As a PhD student affiliated with CSIRO’s Oceans and Atmosphere Business Unit, I conduct research on marine debris, more specifically on solutions that can be utilised to prevent marine debris and improve the governance of this problem. Having just recently started my PhD candidature and having never coded before, the participation in the Data School FOCUS is an incredible opportunity for me. The skillsets taught during the Data School FOCUS are directly relevant for my PhD project.

My Project

As part of my PhD research, I will use R to assess different data provided by the nonprofit advocacy group Ocean Conservancy to examine the effectiveness of different policies and practices to reduce marine debris entering the oceans. The datasets that I use throughout the Data School FOCUS consists of about 50,000 entries in different excel files. Each entry is a marine debris survey undertaken by volunteers who submitted their data to Ocean Conservancy (from the years 2011 until 2018). I had not yet done any analysis with the data prior to my participation in Data School FOCUS because knowledge of ‘R’ is essential for this analysis.

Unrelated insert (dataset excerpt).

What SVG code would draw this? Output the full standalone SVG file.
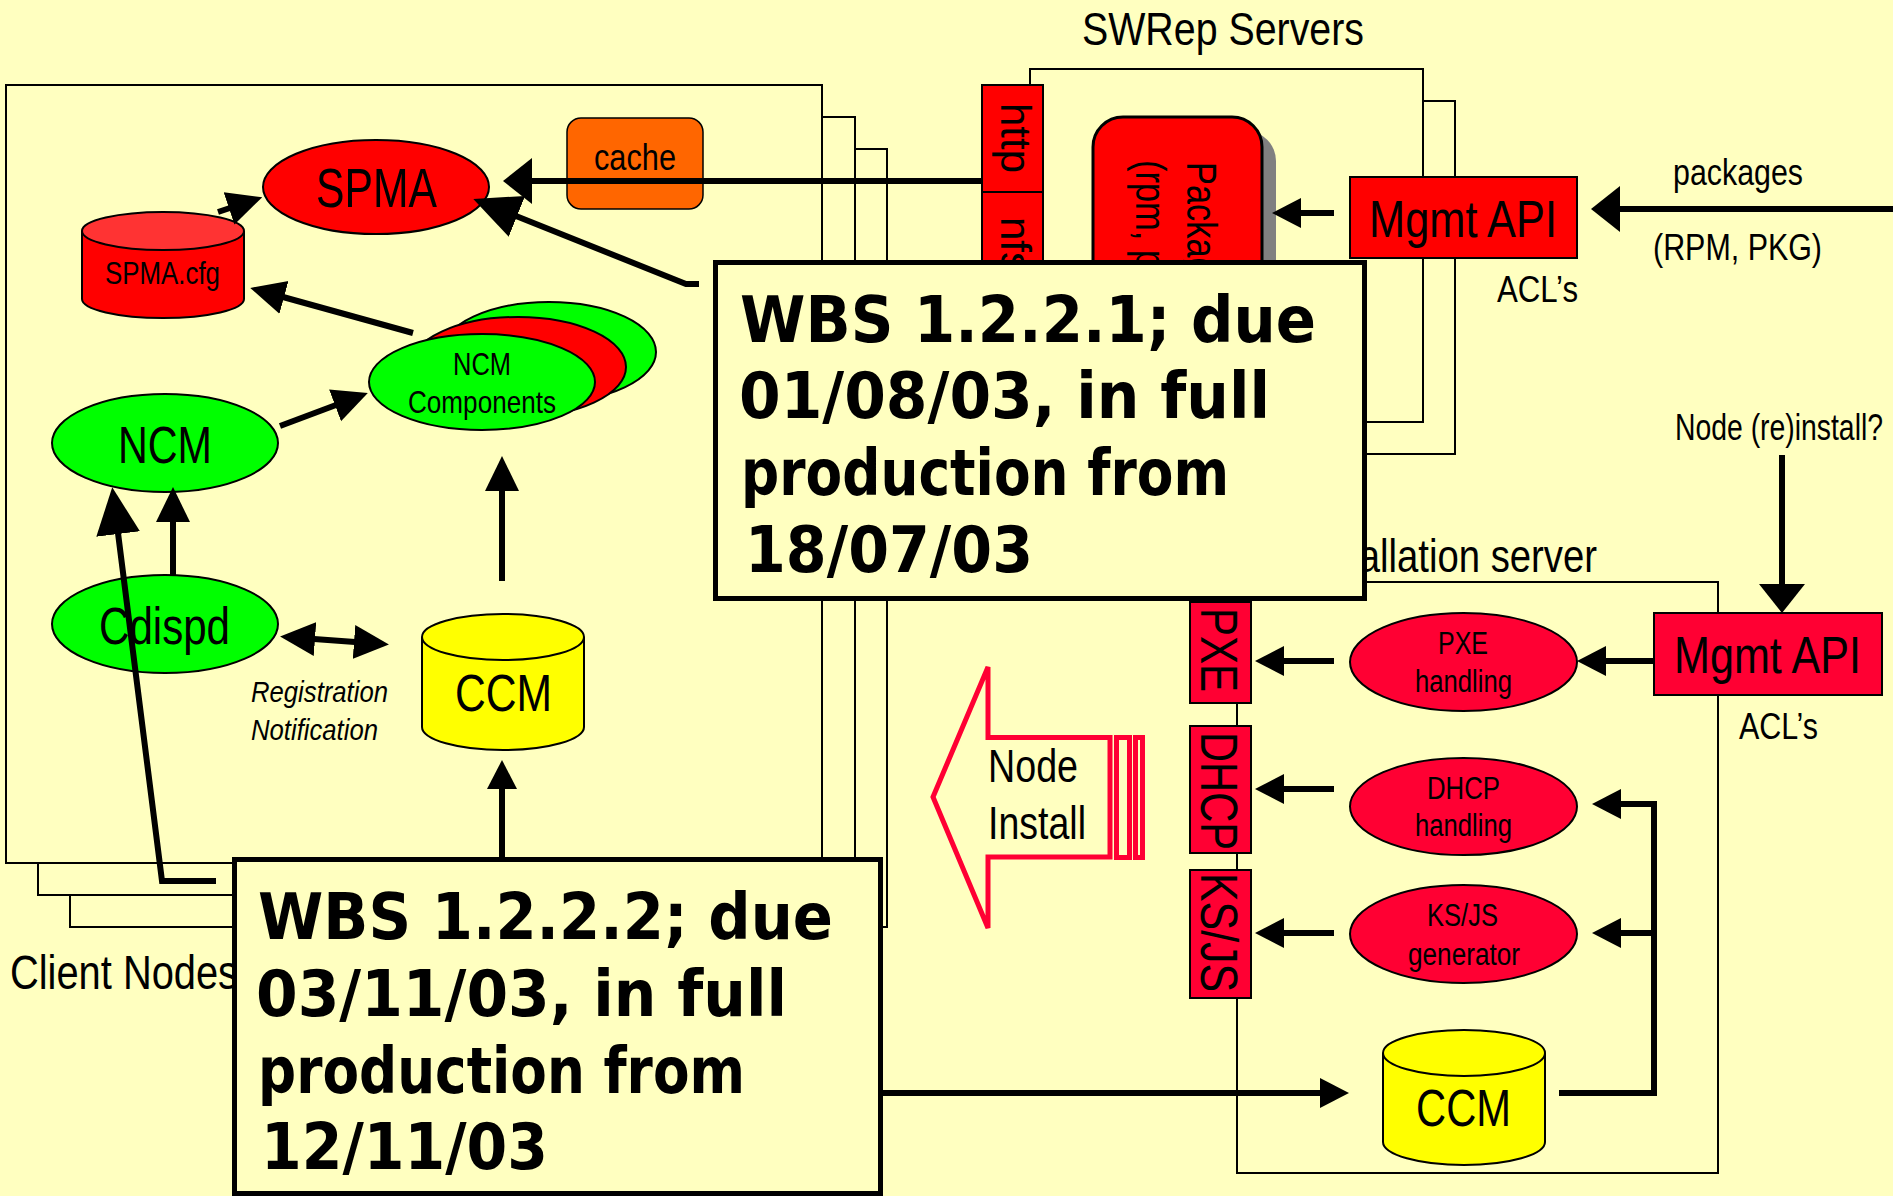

That is why the participation in the Data School FOCUS is of immense benefit for my research.

Preliminary results

I spent the majority of the time during the Data School FOCUS on tidying and manipulating my data. Due to the size and untidy nature of the data, tidying it was a mammoth effort! Over the past few weeks, I managed to tidy the data for the years 2011 until 2015 and combined these different datasets. I will continue to work on my data and aim to tidy the datasets for the remaining years sometime soon so that I can eventually combine them all. As I mainly focused on data tidying, wrangling and transformation during the past few weeks, I did not have a lot of time for conducting statistical analyses and creating plots with ggplot. The below is a plot that shows how many surveys were collected in which continent for the different years from 2011 until 2016. The below table is a subset of the combined dataset 2011-2015 that was used to create the plot. Unfortunately, working with the entire dataset 2011-2015 was very difficult as the file is so big that I am for example unable to save it as a csv file in R.

Tables

Table 1: Tidy data, selected columns for plot below
X Country year continent
1 United States 2011 Americas
2 United States 2011 Americas
3 United States 2011 Americas
4 United States 2011 Americas
5 United States 2011 Americas

Plots from R

Frequency of surveys in different continents

Figure 1: Frequency of surveys in different continents

My Digital Toolbox

As I had not yet had the chance to formally learn about R, acquiring skills in all the different R software packages introduced as part of the Data School FOCUS was an unique and well-timed opportunity for me.

My time went …

The tidying of my data took much longer time and effort than expected. Applying the skills I learned in Data School FOCUS on best-practice data analysis, visualisation and management will help me to save time and manage my data more effectively in the future.

Next steps

Over the next few weeks, I will solidify my knowledge of R and will continue to apply it to my own data. I would be interested in learning more about other R packages such as gganimate.

My Data School Experience

The possibility to establish fundamental programming and data analysis skills through the use of R is immensely beneficial for my PhD research and professional development. Having just recently started my PhD candidature and having had no experience in programming or using R, the timing of the Data School FOCUS could not have been better. I started exploring R before the Data School FOCUS. My participation in the Data School FOCUS helped me to better understand apply ‘R’ and the associated R software packages which will help me to address my research questions. Following my participation in Data School FOCUS, I will apply the skills I learned for my data analysis which will take my PhD research to the next level. These skills will enable me to kick-start my PhD research and the associated analytical skills that I need to succeed as a research scientist.